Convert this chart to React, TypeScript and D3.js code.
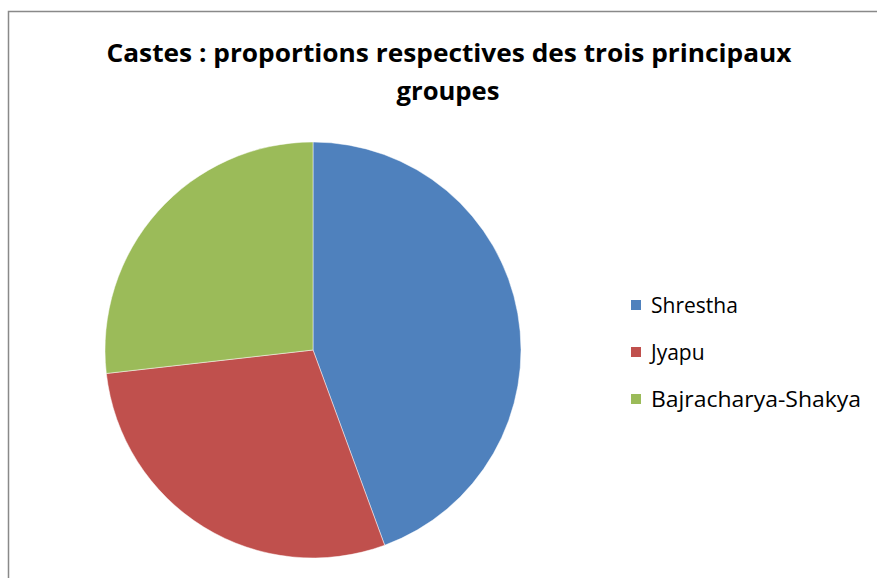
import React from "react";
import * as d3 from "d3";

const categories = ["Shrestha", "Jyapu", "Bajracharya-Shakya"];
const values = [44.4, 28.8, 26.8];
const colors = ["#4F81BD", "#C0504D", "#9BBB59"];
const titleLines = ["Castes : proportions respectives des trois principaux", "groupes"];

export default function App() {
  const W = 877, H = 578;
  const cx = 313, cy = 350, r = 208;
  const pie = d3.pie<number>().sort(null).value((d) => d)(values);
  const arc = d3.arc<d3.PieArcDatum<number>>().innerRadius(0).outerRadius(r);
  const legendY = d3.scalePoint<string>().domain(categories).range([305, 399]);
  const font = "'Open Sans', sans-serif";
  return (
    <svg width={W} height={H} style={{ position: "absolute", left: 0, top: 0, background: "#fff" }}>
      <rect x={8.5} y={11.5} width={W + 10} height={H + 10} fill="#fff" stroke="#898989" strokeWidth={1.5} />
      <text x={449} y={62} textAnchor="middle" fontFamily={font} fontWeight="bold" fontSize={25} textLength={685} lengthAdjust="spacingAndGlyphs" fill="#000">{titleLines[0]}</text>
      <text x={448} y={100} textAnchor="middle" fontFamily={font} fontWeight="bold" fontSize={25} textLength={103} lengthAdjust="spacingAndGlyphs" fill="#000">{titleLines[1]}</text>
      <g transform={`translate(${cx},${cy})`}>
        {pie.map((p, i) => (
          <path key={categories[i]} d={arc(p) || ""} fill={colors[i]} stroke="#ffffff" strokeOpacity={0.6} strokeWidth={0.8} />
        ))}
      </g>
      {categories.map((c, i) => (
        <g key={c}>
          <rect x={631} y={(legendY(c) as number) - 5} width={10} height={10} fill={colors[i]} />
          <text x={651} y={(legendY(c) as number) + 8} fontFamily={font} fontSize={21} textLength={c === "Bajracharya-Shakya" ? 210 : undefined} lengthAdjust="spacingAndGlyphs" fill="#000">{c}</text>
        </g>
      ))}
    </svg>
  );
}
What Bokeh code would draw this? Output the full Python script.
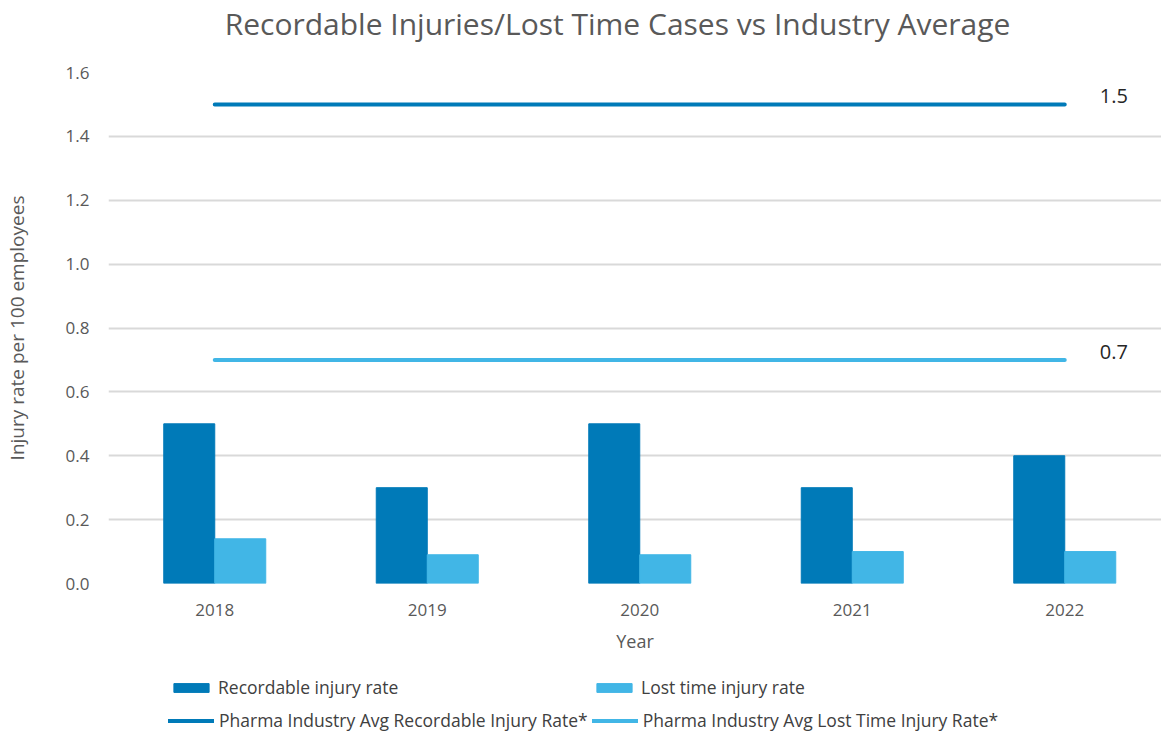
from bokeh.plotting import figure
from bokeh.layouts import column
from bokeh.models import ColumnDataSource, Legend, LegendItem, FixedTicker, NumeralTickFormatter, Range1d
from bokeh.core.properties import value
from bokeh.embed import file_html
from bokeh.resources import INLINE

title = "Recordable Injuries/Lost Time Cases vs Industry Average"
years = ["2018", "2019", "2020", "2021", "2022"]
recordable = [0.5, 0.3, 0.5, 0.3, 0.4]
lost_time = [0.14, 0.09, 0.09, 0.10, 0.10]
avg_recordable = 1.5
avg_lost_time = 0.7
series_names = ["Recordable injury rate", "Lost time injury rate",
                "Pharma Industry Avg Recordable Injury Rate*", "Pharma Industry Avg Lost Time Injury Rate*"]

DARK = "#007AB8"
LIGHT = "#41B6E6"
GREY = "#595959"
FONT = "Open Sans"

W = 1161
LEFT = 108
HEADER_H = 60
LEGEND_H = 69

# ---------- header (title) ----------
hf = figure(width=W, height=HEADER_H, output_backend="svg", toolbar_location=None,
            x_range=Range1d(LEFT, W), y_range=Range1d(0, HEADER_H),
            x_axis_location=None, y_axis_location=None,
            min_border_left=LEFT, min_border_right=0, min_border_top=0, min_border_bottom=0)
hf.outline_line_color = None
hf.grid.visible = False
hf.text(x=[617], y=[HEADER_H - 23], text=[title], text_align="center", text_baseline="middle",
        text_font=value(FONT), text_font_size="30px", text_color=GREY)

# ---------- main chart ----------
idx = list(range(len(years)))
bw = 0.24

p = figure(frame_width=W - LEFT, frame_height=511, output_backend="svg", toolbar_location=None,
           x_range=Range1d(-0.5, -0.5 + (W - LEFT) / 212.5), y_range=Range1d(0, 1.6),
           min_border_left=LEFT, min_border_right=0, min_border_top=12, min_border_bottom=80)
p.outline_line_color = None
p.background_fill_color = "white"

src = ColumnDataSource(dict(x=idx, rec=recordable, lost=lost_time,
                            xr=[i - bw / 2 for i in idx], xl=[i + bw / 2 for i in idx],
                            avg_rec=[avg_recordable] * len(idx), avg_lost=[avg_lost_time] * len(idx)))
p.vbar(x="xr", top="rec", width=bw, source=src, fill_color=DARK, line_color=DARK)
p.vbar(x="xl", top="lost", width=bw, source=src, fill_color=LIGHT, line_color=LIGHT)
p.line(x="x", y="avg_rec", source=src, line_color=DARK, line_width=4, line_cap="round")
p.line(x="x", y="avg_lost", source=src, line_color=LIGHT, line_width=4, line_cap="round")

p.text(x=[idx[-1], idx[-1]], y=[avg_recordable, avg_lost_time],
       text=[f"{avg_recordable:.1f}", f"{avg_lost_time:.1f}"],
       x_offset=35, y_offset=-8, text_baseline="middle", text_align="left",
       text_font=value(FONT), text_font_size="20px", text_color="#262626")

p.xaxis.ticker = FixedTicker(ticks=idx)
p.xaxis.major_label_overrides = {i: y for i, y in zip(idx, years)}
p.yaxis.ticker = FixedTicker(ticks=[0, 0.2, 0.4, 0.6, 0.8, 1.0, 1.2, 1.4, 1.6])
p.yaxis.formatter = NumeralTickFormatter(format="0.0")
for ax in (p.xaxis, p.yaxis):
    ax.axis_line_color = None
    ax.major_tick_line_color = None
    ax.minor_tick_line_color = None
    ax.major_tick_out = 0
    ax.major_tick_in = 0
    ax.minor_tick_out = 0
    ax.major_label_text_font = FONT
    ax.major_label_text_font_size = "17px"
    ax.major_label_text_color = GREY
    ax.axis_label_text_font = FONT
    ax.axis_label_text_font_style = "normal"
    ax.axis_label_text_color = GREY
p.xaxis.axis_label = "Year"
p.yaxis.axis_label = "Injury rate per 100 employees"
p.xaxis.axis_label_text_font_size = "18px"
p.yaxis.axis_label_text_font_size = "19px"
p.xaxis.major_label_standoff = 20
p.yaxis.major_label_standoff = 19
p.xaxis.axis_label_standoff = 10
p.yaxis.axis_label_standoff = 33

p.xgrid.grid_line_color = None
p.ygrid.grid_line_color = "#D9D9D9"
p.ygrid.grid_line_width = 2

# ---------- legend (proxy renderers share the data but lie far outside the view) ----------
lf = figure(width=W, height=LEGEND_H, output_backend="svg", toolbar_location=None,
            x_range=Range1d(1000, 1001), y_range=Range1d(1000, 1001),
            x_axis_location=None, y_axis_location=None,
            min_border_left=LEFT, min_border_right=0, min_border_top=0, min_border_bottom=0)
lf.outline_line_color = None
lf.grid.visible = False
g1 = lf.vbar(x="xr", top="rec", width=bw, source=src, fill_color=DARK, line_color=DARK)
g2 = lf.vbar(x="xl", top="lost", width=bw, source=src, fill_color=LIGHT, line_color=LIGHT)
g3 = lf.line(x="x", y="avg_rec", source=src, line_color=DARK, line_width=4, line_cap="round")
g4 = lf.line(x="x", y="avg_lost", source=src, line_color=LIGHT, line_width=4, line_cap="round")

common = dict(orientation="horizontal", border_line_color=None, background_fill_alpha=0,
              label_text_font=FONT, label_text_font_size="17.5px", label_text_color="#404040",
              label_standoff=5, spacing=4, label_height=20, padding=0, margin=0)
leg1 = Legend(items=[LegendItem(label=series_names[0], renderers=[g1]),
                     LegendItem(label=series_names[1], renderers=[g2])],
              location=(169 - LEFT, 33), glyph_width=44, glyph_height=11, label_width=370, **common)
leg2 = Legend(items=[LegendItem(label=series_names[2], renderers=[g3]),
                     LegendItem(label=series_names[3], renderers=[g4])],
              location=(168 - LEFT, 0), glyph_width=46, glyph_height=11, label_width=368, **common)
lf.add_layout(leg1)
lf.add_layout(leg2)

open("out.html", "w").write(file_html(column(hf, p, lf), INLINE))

※ ※ ※

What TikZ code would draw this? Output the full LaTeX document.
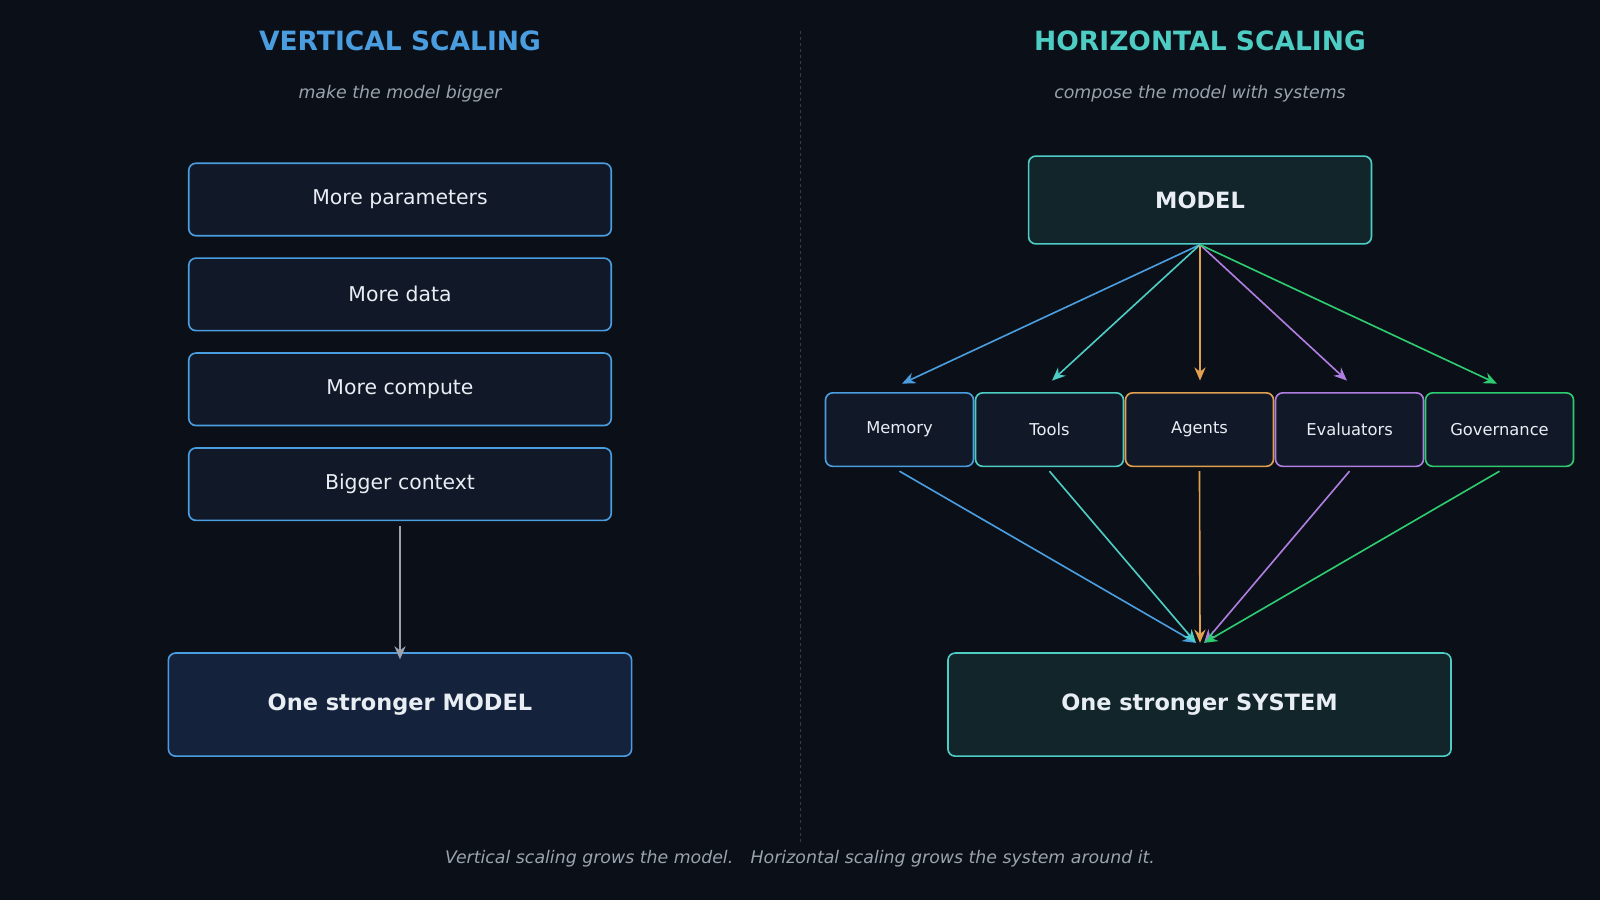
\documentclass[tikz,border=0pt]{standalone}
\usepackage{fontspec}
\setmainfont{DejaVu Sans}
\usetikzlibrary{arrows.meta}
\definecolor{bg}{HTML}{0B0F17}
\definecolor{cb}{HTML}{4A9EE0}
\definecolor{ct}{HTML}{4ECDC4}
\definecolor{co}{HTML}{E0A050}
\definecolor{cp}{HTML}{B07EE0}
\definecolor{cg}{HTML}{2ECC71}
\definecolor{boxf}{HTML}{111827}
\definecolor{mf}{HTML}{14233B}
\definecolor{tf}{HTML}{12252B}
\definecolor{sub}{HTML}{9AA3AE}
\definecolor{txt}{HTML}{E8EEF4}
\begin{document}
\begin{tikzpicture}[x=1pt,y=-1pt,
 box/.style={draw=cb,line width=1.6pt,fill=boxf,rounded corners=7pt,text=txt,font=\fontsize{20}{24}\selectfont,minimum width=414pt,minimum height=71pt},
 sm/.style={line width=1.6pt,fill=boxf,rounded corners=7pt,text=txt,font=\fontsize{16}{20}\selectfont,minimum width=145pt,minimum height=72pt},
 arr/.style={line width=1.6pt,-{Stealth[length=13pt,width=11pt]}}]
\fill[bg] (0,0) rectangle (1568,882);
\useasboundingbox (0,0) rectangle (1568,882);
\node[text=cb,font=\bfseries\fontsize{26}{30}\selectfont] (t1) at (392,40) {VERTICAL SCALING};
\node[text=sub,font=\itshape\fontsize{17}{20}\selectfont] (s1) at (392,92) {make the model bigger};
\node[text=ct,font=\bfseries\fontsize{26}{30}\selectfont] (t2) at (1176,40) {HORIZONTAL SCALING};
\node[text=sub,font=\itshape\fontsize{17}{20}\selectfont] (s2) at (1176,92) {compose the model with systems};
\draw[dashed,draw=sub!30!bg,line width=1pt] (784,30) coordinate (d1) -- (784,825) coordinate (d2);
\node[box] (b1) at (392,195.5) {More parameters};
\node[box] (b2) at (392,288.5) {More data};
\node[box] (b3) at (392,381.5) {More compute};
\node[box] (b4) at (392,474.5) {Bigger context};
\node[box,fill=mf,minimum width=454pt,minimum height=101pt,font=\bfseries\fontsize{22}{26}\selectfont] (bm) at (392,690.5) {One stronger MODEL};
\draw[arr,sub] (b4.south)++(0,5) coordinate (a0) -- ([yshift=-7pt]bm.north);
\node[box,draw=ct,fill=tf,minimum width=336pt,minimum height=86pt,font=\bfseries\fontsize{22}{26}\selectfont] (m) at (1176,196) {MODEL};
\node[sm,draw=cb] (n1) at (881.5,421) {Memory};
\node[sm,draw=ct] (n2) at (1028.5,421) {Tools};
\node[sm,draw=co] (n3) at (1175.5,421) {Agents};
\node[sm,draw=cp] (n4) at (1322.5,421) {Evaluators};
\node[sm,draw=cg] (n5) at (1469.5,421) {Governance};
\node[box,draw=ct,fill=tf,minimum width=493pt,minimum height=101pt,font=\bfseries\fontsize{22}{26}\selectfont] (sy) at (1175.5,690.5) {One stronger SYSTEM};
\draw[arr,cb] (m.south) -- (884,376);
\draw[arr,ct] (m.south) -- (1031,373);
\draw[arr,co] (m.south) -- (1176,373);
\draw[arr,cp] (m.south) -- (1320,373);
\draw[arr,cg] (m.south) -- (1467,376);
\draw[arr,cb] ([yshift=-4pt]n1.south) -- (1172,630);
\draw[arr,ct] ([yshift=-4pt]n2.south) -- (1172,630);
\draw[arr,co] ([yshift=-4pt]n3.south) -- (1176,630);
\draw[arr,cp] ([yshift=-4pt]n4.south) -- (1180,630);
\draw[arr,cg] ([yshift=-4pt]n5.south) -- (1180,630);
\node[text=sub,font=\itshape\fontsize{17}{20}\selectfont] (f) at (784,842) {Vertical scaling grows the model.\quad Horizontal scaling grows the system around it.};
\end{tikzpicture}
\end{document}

※ ※ ※

## [WHAT IS NEEDED]
Copy each line above that contains the string "this".

## [FULL RESPONSE]
Convert this chart to React, TypeScript and D3.js code.
What Bokeh code would draw this? Output the full Python script.
What TikZ code would draw this? Output the full LaTeX document.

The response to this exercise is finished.